__Exercise task__:
Look at the data below and print exactly the lines from its first line through the line with "ctx.save();"; the pictures stay out of the copy.

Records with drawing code

▼▼▼

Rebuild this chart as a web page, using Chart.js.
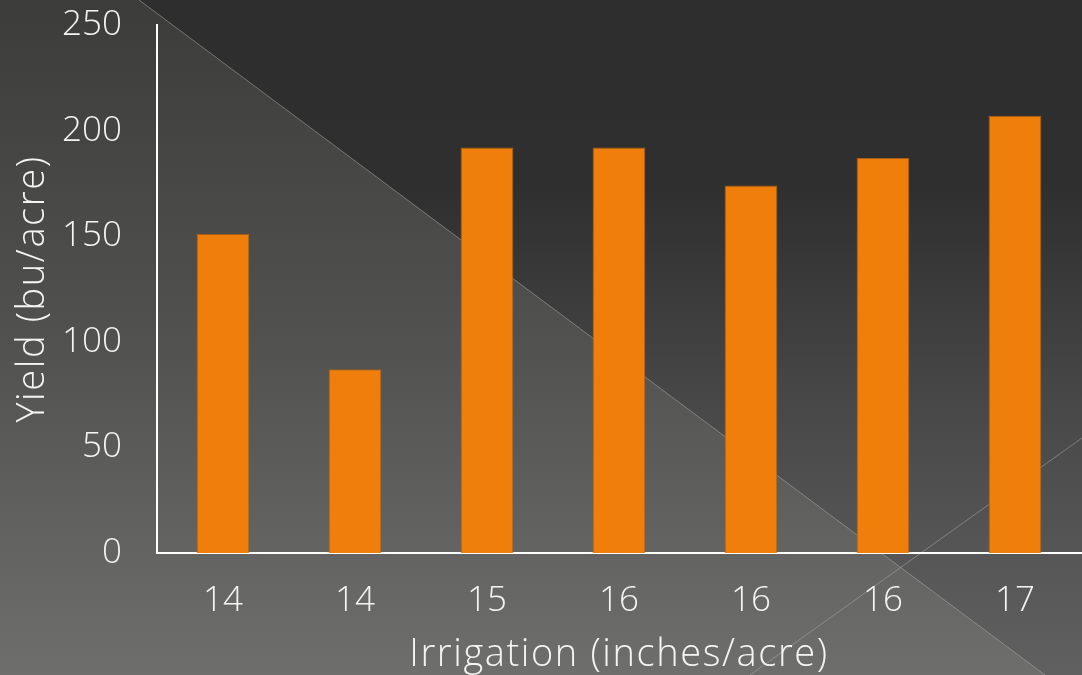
<!DOCTYPE html>
<html>
<head>
<meta charset="utf-8">
<script src="https://cdn.jsdelivr.net/npm/chart.js@4.4.1/dist/chart.umd.min.js"></script>
<style>
  html, body { margin: 0; padding: 0; background: #3a3a38; }
  #wrap { width: 1082px; height: 675px; position: relative; }
</style>
</head>
<body>
<div id="wrap"><canvas id="chart"></canvas></div>
<script>
// Irrigation amount (inches/acre) for each plot, in plot order
const irrigationLabels = ['14', '14', '15', '16', '16', '16', '17'];
// Yield per plot (bu/acre)
const yieldValues = [151, 87, 192, 192, 174, 187, 207];
// Y axis range and step
const yMin = 0;
const yMax = 250;
const yStep = 50;

const FONT = '"Open Sans", Lato, "DejaVu Sans", sans-serif';
const TEXT = '#f4f4f4';

// Slide-style backdrop: two shaded panels split by a diagonal, plus thin accent lines
const backdrop = {
  id: 'backdrop',
  beforeDraw(chart) {
    const { ctx, width: w, height: h } = chart;
    ctx.save();

    // darker panel (upper right)
    const gDark = ctx.createLinearGradient(0, 0, 0, h);
    gDark.addColorStop(0.0, '#2e2e2e');
    gDark.addColorStop(0.28, '#2f2f2f');
    gDark.addColorStop(0.6, '#484848');
    gDark.addColorStop(0.82, '#565656');
    gDark.addColorStop(1.0, '#606060');
    ctx.fillStyle = gDark;
    ctx.fillRect(0, 0, w, h);

    // lighter panel (lower left of the diagonal)
    const gLight = ctx.createLinearGradient(0, 0, 0, h);
    gLight.addColorStop(0.0, '#3c3c3a');
    gLight.addColorStop(0.5, '#515150');
    gLight.addColorStop(1.0, '#6e6e6c');
    ctx.fillStyle = gLight;
    ctx.beginPath();
    ctx.moveTo(0, 0);
    ctx.lineTo(139, 0);
    ctx.lineTo(1045, h);
    ctx.lineTo(0, h);
    ctx.closePath();
    ctx.fill();

    // accent lines
    ctx.strokeStyle = 'rgba(170,170,170,0.55)';
    ctx.lineWidth = 1;
    ctx.beginPath();
    ctx.moveTo(139, 0);
    ctx.lineTo(1045, h);
    ctx.moveTo(w, 438);
    ctx.lineTo(750, h);
    ctx.stroke();

    ctx.restore();

    // wider tracking for the axis titles (drawn in the first scale layer)
    ctx.letterSpacing = '1.6px';
  },
  beforeDatasetsDraw(chart) {
    // tick labels are drawn in a later layer with normal tracking
    chart.ctx.letterSpacing = '0px';
  }
};

new Chart(document.getElementById('chart'), {
  type: 'bar',
  data: {
    labels: irrigationLabels,
    datasets: [{
      data: yieldValues,
      backgroundColor: '#ef7f0a',
      borderColor: '#a85c18',
      borderWidth: 1,
      categoryPercentage: 1.0,
      barPercentage: 0.4
    }]
  },
  options: {
    responsive: true,
    maintainAspectRatio: false,
    animation: false,
    layout: { padding: { top: 25, right: 1, bottom: 0, left: 0 } },
    plugins: {
      legend: { display: false },
      tooltip: { enabled: false }
    },
    scales: {
      x: {
        grid: { display: false, drawTicks: false },
        border: { display: true, color: '#ffffff', width: 2 },
        ticks: {
          z: 1,
          color: TEXT,
          font: { family: FONT, size: 35, weight: '300' },
          padding: 27,
          maxRotation: 0
        },
        title: {
          display: true,
          text: 'Irrigation (inches/acre)',
          color: TEXT,
          font: { family: FONT, size: 38, weight: '300', lineHeight: 1.1 },
          padding: { top: 0, bottom: -1 }
        },
        afterFit(scale) {
          scale.height = 122;
          scale.paddingLeft = 0;
          scale.paddingRight = 0;
        }
      },
      y: {
        min: yMin,
        max: yMax,
        grid: { display: false, drawTicks: false },
        border: { display: true, color: '#ffffff', width: 2 },
        ticks: {
          z: 1,
          stepSize: yStep,
          color: TEXT,
          font: { family: FONT, size: 35, weight: '300' },
          padding: 35
        },
        title: {
          display: true,
          text: 'Yield (bu/acre)',
          color: TEXT,
          font: { family: FONT, size: 38, weight: '300', lineHeight: 1.2 },
          padding: { top: 10, bottom: 0 }
        },
        afterFit(scale) {
          scale.width = 157;
          scale.paddingTop = 0;
          scale.paddingBottom = 0;
        }
      }
    }
  },
  plugins: [backdrop]
});
</script>
</body>
</html>
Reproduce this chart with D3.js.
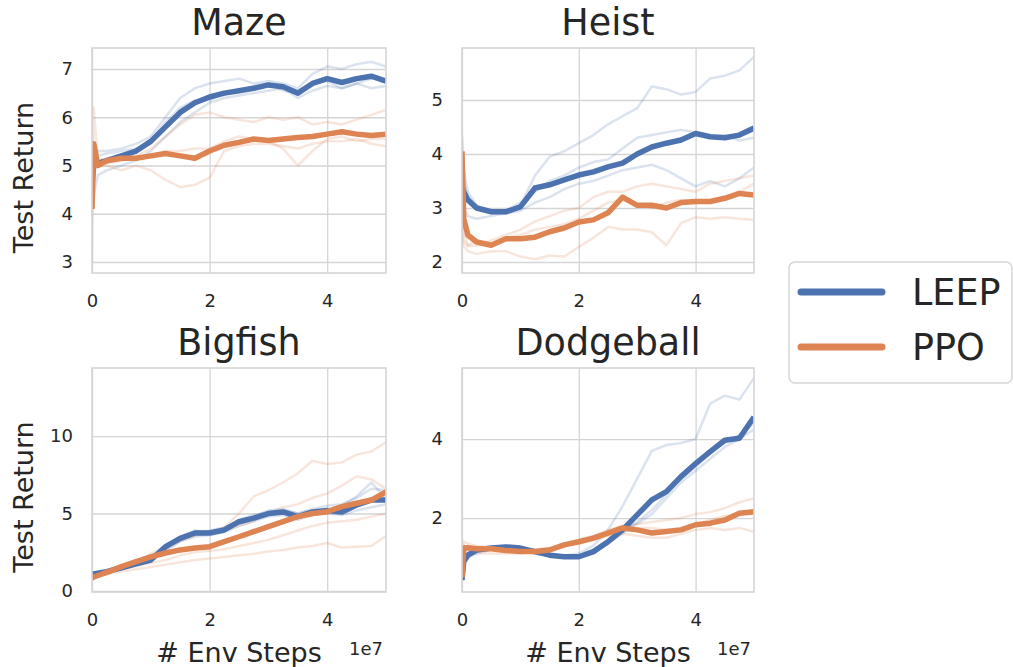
<!DOCTYPE html>
<html>
<head>
<meta charset="utf-8">
<script src="https://cdn.jsdelivr.net/npm/d3@7"></script>
<style>
  body { margin: 0; background: #fff; }
  text { font-family: "DejaVu Sans", sans-serif; fill: #262626; }
</style>
</head>
<body>
<script>
// env steps, in units of 1e7
const steps = [0, 0.03, 0.1, 0.25, 0.5, 0.75, 1.0, 1.25, 1.5, 1.75, 2.0, 2.25, 2.5, 2.75, 3.0, 3.25, 3.5, 3.75, 4.0, 4.25, 4.5, 4.75, 5.0];
const xTicks = [0, 2, 4];
const methods = ["LEEP", "PPO"];

// Maze
const mazeLeep = [4.6, 5.0, 5.05, 5.1, 5.2, 5.3, 5.5, 5.8, 6.1, 6.3, 6.42, 6.5, 6.55, 6.6, 6.67, 6.63, 6.5, 6.7, 6.8, 6.72, 6.8, 6.85, 6.75];
const mazePpo = [4.1, 5.45, 5.0, 5.1, 5.15, 5.15, 5.2, 5.25, 5.2, 5.15, 5.3, 5.42, 5.48, 5.55, 5.52, 5.55, 5.58, 5.6, 5.65, 5.7, 5.65, 5.62, 5.65];
const mazeLeepRuns = [
  [4.5, 5.2, 5.3, 5.3, 5.35, 5.45, 5.6, 6.0, 6.4, 6.6, 6.7, 6.75, 6.8, 6.7, 6.75, 6.7, 6.6, 6.9, 7.05, 7.0, 7.1, 7.15, 7.05],
  [4.2, 4.4, 4.8, 4.9, 5.0, 5.1, 5.3, 5.6, 5.9, 6.1, 6.3, 6.4, 6.45, 6.5, 6.55, 6.6, 6.4, 6.55, 6.65, 6.6, 6.7, 6.6, 6.65],
  [5.0, 5.3, 5.2, 5.25, 5.3, 5.35, 5.5, 5.9, 6.2, 6.35, 6.35, 6.5, 6.55, 6.65, 6.7, 6.55, 6.5, 6.7, 6.75, 6.6, 6.7, 6.8, 6.8]
];
const mazePpoRuns = [
  [3.0, 6.2, 5.1, 5.05, 5.1, 5.2, 5.35, 5.6, 5.85, 6.05, 6.1, 6.0, 5.95, 5.9, 6.0, 5.95, 6.0, 5.85, 5.9, 5.85, 5.95, 6.05, 6.15],
  [4.0, 5.3, 5.0, 5.0, 4.9, 5.0, 4.9, 4.7, 4.55, 4.6, 4.75, 5.3, 5.4, 5.45, 5.45, 5.4, 5.35, 5.45, 5.5, 5.5, 5.55, 5.45, 5.4],
  [5.5, 5.0, 5.1, 5.15, 5.2, 5.15, 5.2, 5.3, 5.3, 5.35, 5.35, 5.5, 5.6, 5.55, 5.5, 5.35, 5.0, 5.3, 5.55, 5.6, 5.5, 5.55, 5.55]
];

// Heist
const heistLeep = [3.4, 3.3, 3.15, 3.0, 2.93, 2.93, 3.02, 3.37, 3.43, 3.52, 3.61, 3.67, 3.76, 3.83, 4.0, 4.13, 4.2, 4.26, 4.38, 4.32, 4.3, 4.35, 4.48];
const heistPpo = [4.05, 2.8, 2.5, 2.37, 2.31, 2.43, 2.43, 2.46, 2.56, 2.63, 2.74, 2.78, 2.91, 3.2, 3.05, 3.05, 3.0, 3.1, 3.12, 3.12, 3.18, 3.27, 3.24];
const heistLeepRuns = [
  [4.35, 3.7, 3.3, 3.05, 2.9, 2.9, 3.05, 3.6, 3.95, 4.05, 4.2, 4.35, 4.55, 4.7, 4.85, 5.25, 5.2, 5.1, 5.15, 5.4, 5.45, 5.55, 5.8],
  [3.8, 3.5, 3.2, 3.0, 2.95, 2.95, 3.1, 3.3, 3.5, 3.6, 3.75, 3.85, 3.9, 4.1, 4.3, 4.35, 4.4, 4.45, 4.4, 4.3, 4.35, 4.25, 4.3],
  [3.2, 3.0, 2.85, 2.8, 2.85, 2.9, 2.95, 3.1, 3.2, 3.35, 3.45, 3.5, 3.6, 3.7, 3.75, 3.8, 3.7, 3.55, 3.4, 3.5, 3.4, 3.55, 3.75]
];
const heistPpoRuns = [
  [3.3, 2.6, 2.3, 2.3, 2.4, 2.5, 2.6, 2.75, 2.85, 2.95, 3.0, 3.2, 3.3, 3.3, 3.4, 3.45, 3.4, 3.35, 3.3, 3.45, 3.5, 3.55, 3.6],
  [2.5, 2.3, 2.2, 2.15, 2.2, 2.2, 2.1, 2.05, 2.12, 2.1, 2.28, 2.45, 2.65, 2.6, 2.6, 2.55, 2.31, 2.72, 2.83, 2.8, 2.83, 2.8, 2.78],
  [2.8, 2.4, 2.3, 2.4, 2.35, 2.45, 2.5, 2.6, 2.65, 2.7, 2.8, 2.95, 3.1, 3.15, 3.05, 3.0, 3.1, 3.15, 3.1, 3.1, 3.2, 3.3, 3.45]
];

// Bigfish
const bigfishLeep = [1.1, 1.1, 1.15, 1.25, 1.5, 1.75, 2.0, 2.86, 3.4, 3.74, 3.74, 3.94, 4.47, 4.7, 5.0, 5.1, 4.8, 5.1, 5.2, 5.1, 5.55, 5.87, 5.87];
const bigfishPpo = [0.84, 0.9, 1.0, 1.2, 1.57, 1.9, 2.2, 2.45, 2.65, 2.77, 2.86, 3.18, 3.5, 3.83, 4.15, 4.47, 4.8, 5.0, 5.12, 5.44, 5.66, 5.87, 6.4];
const bigfishLeepRuns = [
  [1.2, 1.1, 1.2, 1.3, 1.5, 1.7, 2.1, 2.7, 3.4, 3.8, 3.9, 4.1, 4.5, 4.8, 5.2, 5.3, 5.0, 5.3, 5.5, 5.6, 6.0, 6.6, 6.5],
  [1.0, 1.0, 1.1, 1.2, 1.4, 1.7, 2.0, 2.6, 3.2, 3.5, 3.6, 3.8, 4.2, 4.5, 4.8, 4.9, 4.6, 4.9, 5.0, 4.9, 5.2, 5.4, 5.6],
  [1.1, 1.1, 1.2, 1.3, 1.6, 1.8, 2.0, 2.9, 3.5, 3.9, 3.8, 4.0, 4.6, 4.9, 5.1, 5.2, 5.0, 5.2, 5.2, 5.5, 6.1, 7.0, 6.0]
];
const bigfishPpoRuns = [
  [0.9, 1.0, 1.1, 1.3, 1.6, 1.9, 2.3, 2.7, 3.2, 3.6, 3.8, 4.1, 5.0, 6.1, 6.5, 7.0, 7.6, 8.4, 8.2, 8.3, 8.8, 9.0, 9.6],
  [0.9, 1.0, 1.1, 1.3, 1.6, 1.9, 2.4, 2.9, 3.3, 3.6, 3.7, 3.9, 4.2, 4.5, 5.0, 5.4, 5.6, 6.0, 6.3, 6.8, 7.4, 7.2, 6.6],
  [0.9, 1.0, 1.1, 1.2, 1.4, 1.6, 1.8, 2.0, 2.3, 2.5, 2.6, 2.7, 2.9, 3.1, 3.3, 3.6, 3.9, 4.2, 4.4, 4.5, 4.6, 4.8, 5.0],
  [0.9, 1.0, 1.05, 1.1, 1.25, 1.4, 1.55, 1.7, 1.85, 2.0, 2.1, 2.2, 2.3, 2.4, 2.55, 2.65, 2.8, 2.9, 3.1, 2.8, 2.85, 2.9, 3.55]
];

// Dodgeball
const dodgeballLeep = [0.43, 0.9, 1.06, 1.19, 1.24, 1.27, 1.24, 1.15, 1.06, 1.02, 1.02, 1.15, 1.4, 1.7, 2.08, 2.46, 2.67, 3.05, 3.38, 3.68, 3.97, 4.02, 4.56];
const dodgeballPpo = [0.5, 1.24, 1.25, 1.22, 1.22, 1.18, 1.15, 1.15, 1.19, 1.32, 1.4, 1.49, 1.62, 1.75, 1.7, 1.62, 1.66, 1.7, 1.83, 1.87, 1.95, 2.12, 2.16];
const dodgeballLeepRuns = [
  [0.4, 1.0, 1.1, 1.2, 1.25, 1.3, 1.2, 1.15, 1.05, 1.05, 1.1, 1.3, 1.7, 2.3, 3.0, 3.7, 3.85, 3.9, 4.0, 4.9, 5.1, 5.0, 5.55],
  [0.5, 1.0, 1.1, 1.15, 1.2, 1.25, 1.2, 1.1, 1.05, 1.0, 1.0, 1.1, 1.35, 1.6, 1.9, 2.2, 2.6, 3.0, 3.3, 3.7, 3.9, 4.1, 4.4],
  [0.4, 0.9, 1.0, 1.1, 1.2, 1.25, 1.25, 1.15, 1.1, 1.0, 1.05, 1.2, 1.4, 1.7, 1.85, 2.1, 2.5, 2.9, 3.2, 3.5, 3.8, 4.0, 4.25]
];
const dodgeballPpoRuns = [
  [0.5, 1.4, 1.35, 1.3, 1.25, 1.2, 1.2, 1.2, 1.25, 1.35, 1.45, 1.55, 1.7, 1.8, 1.85, 1.9, 1.95, 2.0, 2.1, 2.15, 2.25, 2.4, 2.5],
  [0.5, 1.1, 1.15, 1.1, 1.1, 1.1, 1.1, 1.15, 1.2, 1.3, 1.35, 1.45, 1.55, 1.6, 1.55, 1.5, 1.5, 1.6, 1.7, 1.75, 1.7, 1.75, 1.65],
  [0.5, 1.3, 1.2, 1.2, 1.25, 1.2, 1.15, 1.1, 1.15, 1.3, 1.4, 1.5, 1.6, 1.7, 1.75, 1.75, 1.7, 1.75, 1.85, 1.95, 2.05, 2.1, 2.1]
];

const panels = [
  {title: "Maze", leep: mazeLeep, ppo: mazePpo, leepRuns: mazeLeepRuns, ppoRuns: mazePpoRuns,
   yDomain: [2.772, 7.435], yTicks: [3, 4, 5, 6, 7], x: 92, y: 48, w: 294, h: 225, ylabel: true, xlabel: false},
  {title: "Heist", leep: heistLeep, ppo: heistPpo, leepRuns: heistLeepRuns, ppoRuns: heistPpoRuns,
   yDomain: [1.796, 5.963], yTicks: [2, 3, 4, 5], x: 462, y: 48, w: 292, h: 225, ylabel: false, xlabel: false},
  {title: "Bigfish", leep: bigfishLeep, ppo: bigfishPpo, leepRuns: bigfishLeepRuns, ppoRuns: bigfishPpoRuns,
   yDomain: [-0.065, 14.39], yTicks: [0, 5, 10], x: 92, y: 368, w: 294, h: 224, ylabel: true, xlabel: true},
  {title: "Dodgeball", leep: dodgeballLeep, ppo: dodgeballPpo, leepRuns: dodgeballLeepRuns, ppoRuns: dodgeballPpoRuns,
   yDomain: [0.127, 5.80], yTicks: [2, 4], x: 462, y: 368, w: 292, h: 224, ylabel: false, xlabel: true}
];

const colors = {LEEP: "#4c72b0", PPO: "#dd8452"};
const gridColor = "#d5d5d5";

const svg = d3.select("body").append("svg")
    .attr("width", 1013)
    .attr("height", 667);

svg.append("rect").attr("width", 1013).attr("height", 667).attr("fill", "#fff");

panels.forEach(p => {
    const g = svg.append("g").attr("transform", `translate(${p.x},${p.y})`);
    const x = d3.scaleLinear().domain([0, 5]).range([0, p.w]);
    const y = d3.scaleLinear().domain(p.yDomain).range([p.h, 0]);

    // grid
    g.append("g")
        .call(d3.axisLeft(y).tickValues(p.yTicks).tickSize(-p.w).tickFormat(""))
        .call(a => a.select(".domain").remove())
        .call(a => a.selectAll("line").attr("stroke", gridColor).attr("stroke-width", 1.3));
    g.append("g")
        .attr("transform", `translate(0,${p.h})`)
        .call(d3.axisBottom(x).tickValues(xTicks).tickSize(-p.h).tickFormat(""))
        .call(a => a.select(".domain").remove())
        .call(a => a.selectAll("line").attr("stroke", gridColor).attr("stroke-width", 1.3));

    // tick labels
    g.append("g")
        .call(d3.axisLeft(y).tickValues(p.yTicks).tickSize(0).tickPadding(19).tickFormat(d3.format("d")))
        .call(a => a.select(".domain").remove())
        .call(a => a.selectAll("text").style("font-size", "18px").attr("fill", "#262626")
            .style("font-family", "DejaVu Sans"));
    g.append("g")
        .attr("transform", `translate(0,${p.h})`)
        .call(d3.axisBottom(x).tickValues(xTicks).tickSize(0).tickPadding(21).tickFormat(d3.format("d")))
        .call(a => a.select(".domain").remove())
        .call(a => a.selectAll("text").style("font-size", "18px").attr("fill", "#262626")
            .style("font-family", "DejaVu Sans"));

    const clipId = "clip-" + p.title;
    g.append("clipPath").attr("id", clipId)
        .append("rect").attr("width", p.w).attr("height", p.h);
    const plot = g.append("g").attr("clip-path", `url(#${clipId})`);

    const line = d3.line()
        .x((d, i) => x(steps[i]))
        .y(d => y(d));

    p.leepRuns.forEach(r => {
        plot.append("path").attr("d", line(r)).attr("fill", "none")
            .attr("stroke", colors.LEEP).attr("stroke-opacity", 0.2).attr("stroke-width", 2.5)
            .attr("stroke-linejoin", "round");
    });
    p.ppoRuns.forEach(r => {
        plot.append("path").attr("d", line(r)).attr("fill", "none")
            .attr("stroke", colors.PPO).attr("stroke-opacity", 0.2).attr("stroke-width", 2.5)
            .attr("stroke-linejoin", "round");
    });
    plot.append("path").attr("d", line(p.leep)).attr("fill", "none")
        .attr("stroke", colors.LEEP).attr("stroke-width", 5.5).attr("stroke-linejoin", "round");
    plot.append("path").attr("d", line(p.ppo)).attr("fill", "none")
        .attr("stroke", colors.PPO).attr("stroke-width", 5.5).attr("stroke-linejoin", "round");

    // frame
    g.append("rect").attr("width", p.w).attr("height", p.h)
        .attr("fill", "none").attr("stroke", gridColor).attr("stroke-width", 1.6);

    g.append("text")
        .attr("x", p.w / 2).attr("y", -13)
        .attr("text-anchor", "middle")
        .style("font-size", "36.5px")
        .text(p.title);

    if (p.ylabel) {
        g.append("text")
            .attr("transform", `translate(${33 - p.x},${p.h / 2 + 17}) rotate(-90)`)
            .attr("text-anchor", "middle")
            .style("font-size", "27px")
            .text("Test Return");
    }
    if (p.xlabel) {
        g.append("text")
            .attr("x", p.w / 2).attr("y", p.h + 70)
            .attr("text-anchor", "middle")
            .style("font-size", "27px")
            .text("# Env Steps");
        g.append("text")
            .attr("x", p.w - 3).attr("y", p.h + 63)
            .attr("text-anchor", "end")
            .style("font-size", "18px")
            .text("1e7");
    }
});

// legend
const legend = svg.append("g").attr("transform", "translate(789,262)");
legend.append("rect")
    .attr("width", 223).attr("height", 121).attr("rx", 6)
    .attr("fill", "#fff").attr("stroke", "#d6d6d6").attr("stroke-width", 1.5);
methods.forEach((m, i) => {
    const ly = 30 + i * 55;
    legend.append("line")
        .attr("x1", 12).attr("x2", 93).attr("y1", ly).attr("y2", ly)
        .attr("stroke", colors[m]).attr("stroke-width", 7).attr("stroke-linecap", "round");
    legend.append("text")
        .attr("x", 123).attr("y", ly + 13)
        .style("font-size", "36.5px")
        .text(m);
});
</script>
</body>
</html>
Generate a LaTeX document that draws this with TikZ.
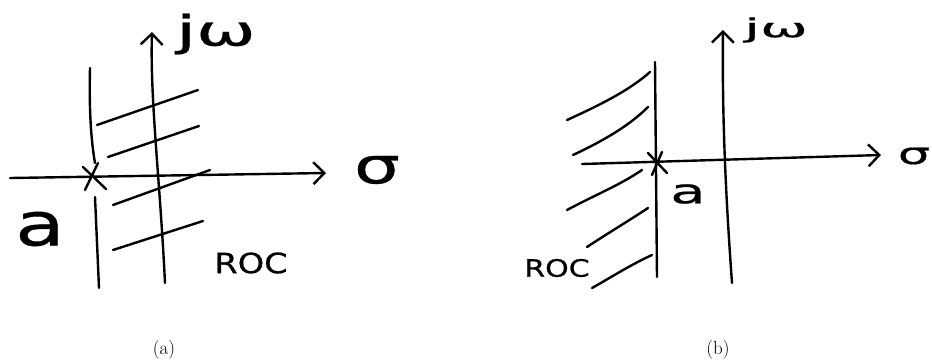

▲▲▲

__Output of the exercise__:
Rebuild this chart as a web page, using Chart.js.
<!DOCTYPE html>
<html>
<head>
<meta charset="utf-8">
<script src="https://cdn.jsdelivr.net/npm/chart.js@4.4.1/dist/chart.umd.min.js"></script>
<style>
  html, body { margin: 0; padding: 0; background: #3a3a38; }
  #wrap { width: 1082px; height: 675px; position: relative; }
</style>
</head>
<body>
<div id="wrap"><canvas id="chart"></canvas></div>
<script>
// Irrigation amount (inches/acre) for each plot, in plot order
const irrigationLabels = ['14', '14', '15', '16', '16', '16', '17'];
// Yield per plot (bu/acre)
const yieldValues = [151, 87, 192, 192, 174, 187, 207];
// Y axis range and step
const yMin = 0;
const yMax = 250;
const yStep = 50;

const FONT = '"Open Sans", Lato, "DejaVu Sans", sans-serif';
const TEXT = '#f4f4f4';

// Slide-style backdrop: two shaded panels split by a diagonal, plus thin accent lines
const backdrop = {
  id: 'backdrop',
  beforeDraw(chart) {
    const { ctx, width: w, height: h } = chart;
    ctx.save();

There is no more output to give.